Each line of the listing must be transcribed exactly, except for the images, which should be excluded.

^^^^

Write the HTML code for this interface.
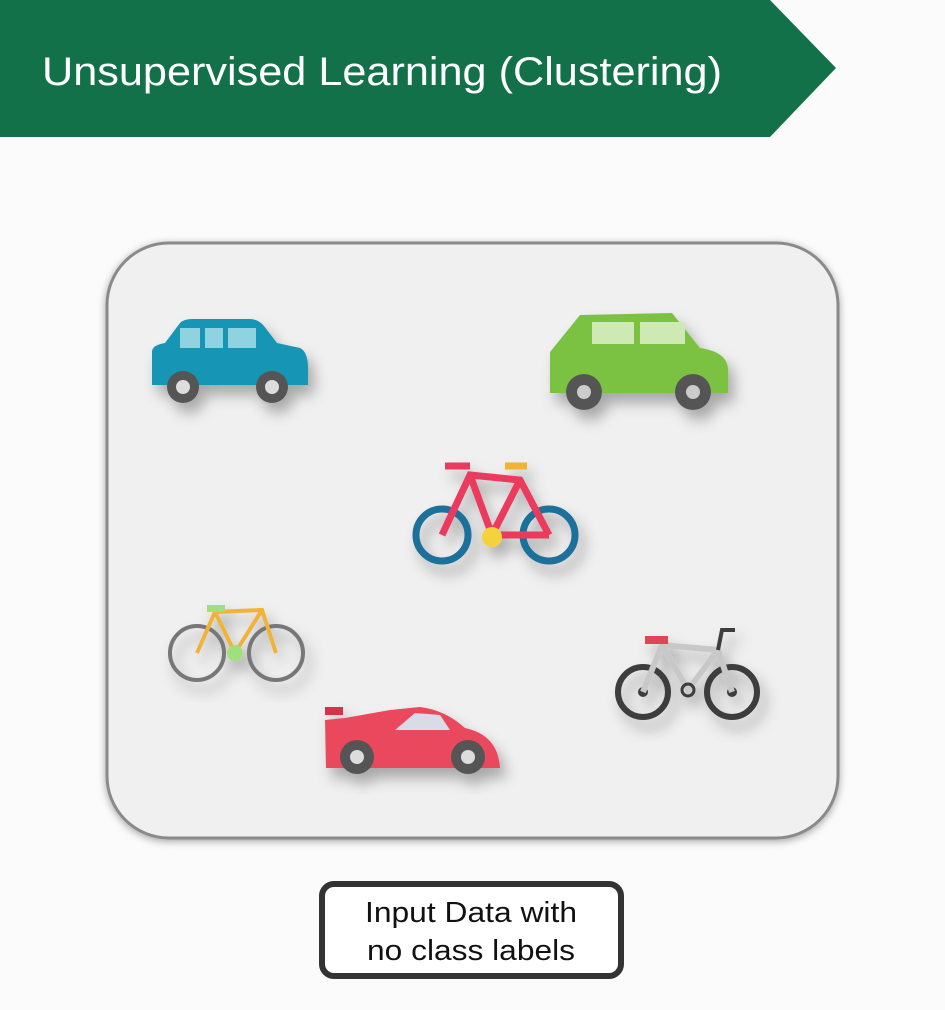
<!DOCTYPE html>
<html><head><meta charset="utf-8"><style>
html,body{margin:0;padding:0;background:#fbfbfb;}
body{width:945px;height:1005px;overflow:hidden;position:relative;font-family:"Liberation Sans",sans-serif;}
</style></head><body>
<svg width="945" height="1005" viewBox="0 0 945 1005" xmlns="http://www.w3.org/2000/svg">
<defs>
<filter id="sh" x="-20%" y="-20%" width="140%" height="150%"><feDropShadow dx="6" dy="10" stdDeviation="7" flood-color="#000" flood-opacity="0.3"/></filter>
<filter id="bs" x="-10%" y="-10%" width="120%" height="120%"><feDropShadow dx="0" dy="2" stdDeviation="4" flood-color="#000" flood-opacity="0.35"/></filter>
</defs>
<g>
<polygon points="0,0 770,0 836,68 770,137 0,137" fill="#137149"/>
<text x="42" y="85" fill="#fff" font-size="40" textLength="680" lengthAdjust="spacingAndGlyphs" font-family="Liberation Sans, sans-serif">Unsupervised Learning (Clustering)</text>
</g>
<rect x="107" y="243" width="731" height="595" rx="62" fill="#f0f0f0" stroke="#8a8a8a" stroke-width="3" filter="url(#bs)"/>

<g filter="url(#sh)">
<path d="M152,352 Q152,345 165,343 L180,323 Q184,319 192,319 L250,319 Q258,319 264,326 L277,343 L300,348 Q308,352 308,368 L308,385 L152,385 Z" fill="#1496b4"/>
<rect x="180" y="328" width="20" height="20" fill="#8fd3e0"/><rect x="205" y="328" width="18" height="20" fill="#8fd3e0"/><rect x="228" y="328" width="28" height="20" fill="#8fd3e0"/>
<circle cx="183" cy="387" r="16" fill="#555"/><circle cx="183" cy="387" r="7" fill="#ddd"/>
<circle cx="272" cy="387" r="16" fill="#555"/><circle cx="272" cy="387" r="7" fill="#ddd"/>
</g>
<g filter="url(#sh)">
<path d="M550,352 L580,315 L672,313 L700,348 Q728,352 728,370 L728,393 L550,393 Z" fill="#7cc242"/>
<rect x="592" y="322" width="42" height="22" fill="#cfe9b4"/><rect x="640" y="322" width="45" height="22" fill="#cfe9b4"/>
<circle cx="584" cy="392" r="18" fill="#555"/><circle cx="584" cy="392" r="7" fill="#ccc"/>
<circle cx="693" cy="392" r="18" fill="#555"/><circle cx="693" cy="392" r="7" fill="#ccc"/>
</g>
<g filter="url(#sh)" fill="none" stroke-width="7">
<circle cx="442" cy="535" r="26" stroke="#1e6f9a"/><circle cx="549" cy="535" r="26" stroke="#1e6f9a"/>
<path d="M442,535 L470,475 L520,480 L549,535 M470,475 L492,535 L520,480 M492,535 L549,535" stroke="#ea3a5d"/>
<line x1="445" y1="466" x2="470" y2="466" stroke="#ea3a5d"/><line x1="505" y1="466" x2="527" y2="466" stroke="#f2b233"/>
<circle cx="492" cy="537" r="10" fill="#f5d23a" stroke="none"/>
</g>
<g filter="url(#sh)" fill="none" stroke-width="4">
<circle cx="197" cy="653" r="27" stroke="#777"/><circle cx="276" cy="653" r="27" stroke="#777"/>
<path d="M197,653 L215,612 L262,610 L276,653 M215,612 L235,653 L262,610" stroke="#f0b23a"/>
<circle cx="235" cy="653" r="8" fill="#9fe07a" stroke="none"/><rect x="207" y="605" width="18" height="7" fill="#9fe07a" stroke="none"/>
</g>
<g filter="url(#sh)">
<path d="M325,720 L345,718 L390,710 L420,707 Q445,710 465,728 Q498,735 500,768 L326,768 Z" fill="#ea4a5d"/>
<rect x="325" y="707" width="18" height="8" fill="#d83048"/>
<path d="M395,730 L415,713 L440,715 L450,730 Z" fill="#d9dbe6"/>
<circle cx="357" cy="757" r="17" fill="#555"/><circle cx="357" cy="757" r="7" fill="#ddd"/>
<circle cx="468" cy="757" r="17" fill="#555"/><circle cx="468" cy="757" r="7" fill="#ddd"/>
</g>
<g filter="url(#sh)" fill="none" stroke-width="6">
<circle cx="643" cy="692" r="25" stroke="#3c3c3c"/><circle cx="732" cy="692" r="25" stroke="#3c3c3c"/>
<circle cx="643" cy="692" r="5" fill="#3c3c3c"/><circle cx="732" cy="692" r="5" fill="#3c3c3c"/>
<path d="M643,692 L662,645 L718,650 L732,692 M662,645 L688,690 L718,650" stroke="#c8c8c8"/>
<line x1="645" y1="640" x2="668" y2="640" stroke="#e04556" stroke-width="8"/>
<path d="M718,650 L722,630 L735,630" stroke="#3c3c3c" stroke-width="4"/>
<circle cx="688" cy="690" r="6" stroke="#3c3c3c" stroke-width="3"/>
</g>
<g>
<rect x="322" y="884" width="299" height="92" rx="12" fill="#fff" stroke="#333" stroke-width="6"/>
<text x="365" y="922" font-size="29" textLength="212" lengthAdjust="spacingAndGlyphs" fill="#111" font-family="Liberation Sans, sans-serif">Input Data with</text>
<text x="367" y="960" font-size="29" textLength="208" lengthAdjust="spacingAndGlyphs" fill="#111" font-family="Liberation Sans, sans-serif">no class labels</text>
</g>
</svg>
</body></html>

^^^^

Answer for the task
Write the HTML code for this interface.
<!DOCTYPE html>
<html><head><meta charset="utf-8"><style>
html,body{margin:0;padding:0;background:#fbfbfb;}
body{width:945px;height:1005px;overflow:hidden;position:relative;font-family:"Liberation Sans",sans-serif;}
</style></head><body>
<svg width="945" height="1005" viewBox="0 0 945 1005" xmlns="http://www.w3.org/2000/svg">
<defs>
<filter id="sh" x="-20%" y="-20%" width="140%" height="150%"><feDropShadow dx="6" dy="10" stdDeviation="7" flood-color="#000" flood-opacity="0.3"/></filter>
<filter id="bs" x="-10%" y="-10%" width="120%" height="120%"><feDropShadow dx="0" dy="2" stdDeviation="4" flood-color="#000" flood-opacity="0.35"/></filter>
</defs>
<g>
<polygon points="0,0 770,0 836,68 770,137 0,137" fill="#137149"/>
<text x="42" y="85" fill="#fff" font-size="40" textLength="680" lengthAdjust="spacingAndGlyphs" font-family="Liberation Sans, sans-serif">Unsupervised Learning (Clustering)</text>
</g>
<rect x="107" y="243" width="731" height="595" rx="62" fill="#f0f0f0" stroke="#8a8a8a" stroke-width="3" filter="url(#bs)"/>

<g filter="url(#sh)">
<path d="M152,352 Q152,345 165,343 L180,323 Q184,319 192,319 L250,319 Q258,319 264,326 L277,343 L300,348 Q308,352 308,368 L308,385 L152,385 Z" fill="#1496b4"/>
<rect x="180" y="328" width="20" height="20" fill="#8fd3e0"/><rect x="205" y="328" width="18" height="20" fill="#8fd3e0"/><rect x="228" y="328" width="28" height="20" fill="#8fd3e0"/>
<circle cx="183" cy="387" r="16" fill="#555"/><circle cx="183" cy="387" r="7" fill="#ddd"/>
<circle cx="272" cy="387" r="16" fill="#555"/><circle cx="272" cy="387" r="7" fill="#ddd"/>
</g>
<g filter="url(#sh)">
<path d="M550,352 L580,315 L672,313 L700,348 Q728,352 728,370 L728,393 L550,393 Z" fill="#7cc242"/>
<rect x="592" y="322" width="42" height="22" fill="#cfe9b4"/><rect x="640" y="322" width="45" height="22" fill="#cfe9b4"/>
<circle cx="584" cy="392" r="18" fill="#555"/><circle cx="584" cy="392" r="7" fill="#ccc"/>
<circle cx="693" cy="392" r="18" fill="#555"/><circle cx="693" cy="392" r="7" fill="#ccc"/>
</g>
<g filter="url(#sh)" fill="none" stroke-width="7">
<circle cx="442" cy="535" r="26" stroke="#1e6f9a"/><circle cx="549" cy="535" r="26" stroke="#1e6f9a"/>
<path d="M442,535 L470,475 L520,480 L549,535 M470,475 L492,535 L520,480 M492,535 L549,535" stroke="#ea3a5d"/>
<line x1="445" y1="466" x2="470" y2="466" stroke="#ea3a5d"/><line x1="505" y1="466" x2="527" y2="466" stroke="#f2b233"/>
<circle cx="492" cy="537" r="10" fill="#f5d23a" stroke="none"/>
</g>
<g filter="url(#sh)" fill="none" stroke-width="4">
<circle cx="197" cy="653" r="27" stroke="#777"/><circle cx="276" cy="653" r="27" stroke="#777"/>
<path d="M197,653 L215,612 L262,610 L276,653 M215,612 L235,653 L262,610" stroke="#f0b23a"/>
<circle cx="235" cy="653" r="8" fill="#9fe07a" stroke="none"/><rect x="207" y="605" width="18" height="7" fill="#9fe07a" stroke="none"/>
</g>
<g filter="url(#sh)">
<path d="M325,720 L345,718 L390,710 L420,707 Q445,710 465,728 Q498,735 500,768 L326,768 Z" fill="#ea4a5d"/>
<rect x="325" y="707" width="18" height="8" fill="#d83048"/>
<path d="M395,730 L415,713 L440,715 L450,730 Z" fill="#d9dbe6"/>
<circle cx="357" cy="757" r="17" fill="#555"/><circle cx="357" cy="757" r="7" fill="#ddd"/>
<circle cx="468" cy="757" r="17" fill="#555"/><circle cx="468" cy="757" r="7" fill="#ddd"/>
</g>
<g filter="url(#sh)" fill="none" stroke-width="6">
<circle cx="643" cy="692" r="25" stroke="#3c3c3c"/><circle cx="732" cy="692" r="25" stroke="#3c3c3c"/>
<circle cx="643" cy="692" r="5" fill="#3c3c3c"/><circle cx="732" cy="692" r="5" fill="#3c3c3c"/>
<path d="M643,692 L662,645 L718,650 L732,692 M662,645 L688,690 L718,650" stroke="#c8c8c8"/>
<line x1="645" y1="640" x2="668" y2="640" stroke="#e04556" stroke-width="8"/>
<path d="M718,650 L722,630 L735,630" stroke="#3c3c3c" stroke-width="4"/>
<circle cx="688" cy="690" r="6" stroke="#3c3c3c" stroke-width="3"/>
</g>
<g>
<rect x="322" y="884" width="299" height="92" rx="12" fill="#fff" stroke="#333" stroke-width="6"/>
<text x="365" y="922" font-size="29" textLength="212" lengthAdjust="spacingAndGlyphs" fill="#111" font-family="Liberation Sans, sans-serif">Input Data with</text>
<text x="367" y="960" font-size="29" textLength="208" lengthAdjust="spacingAndGlyphs" fill="#111" font-family="Liberation Sans, sans-serif">no class labels</text>
</g>
</svg>
</body></html>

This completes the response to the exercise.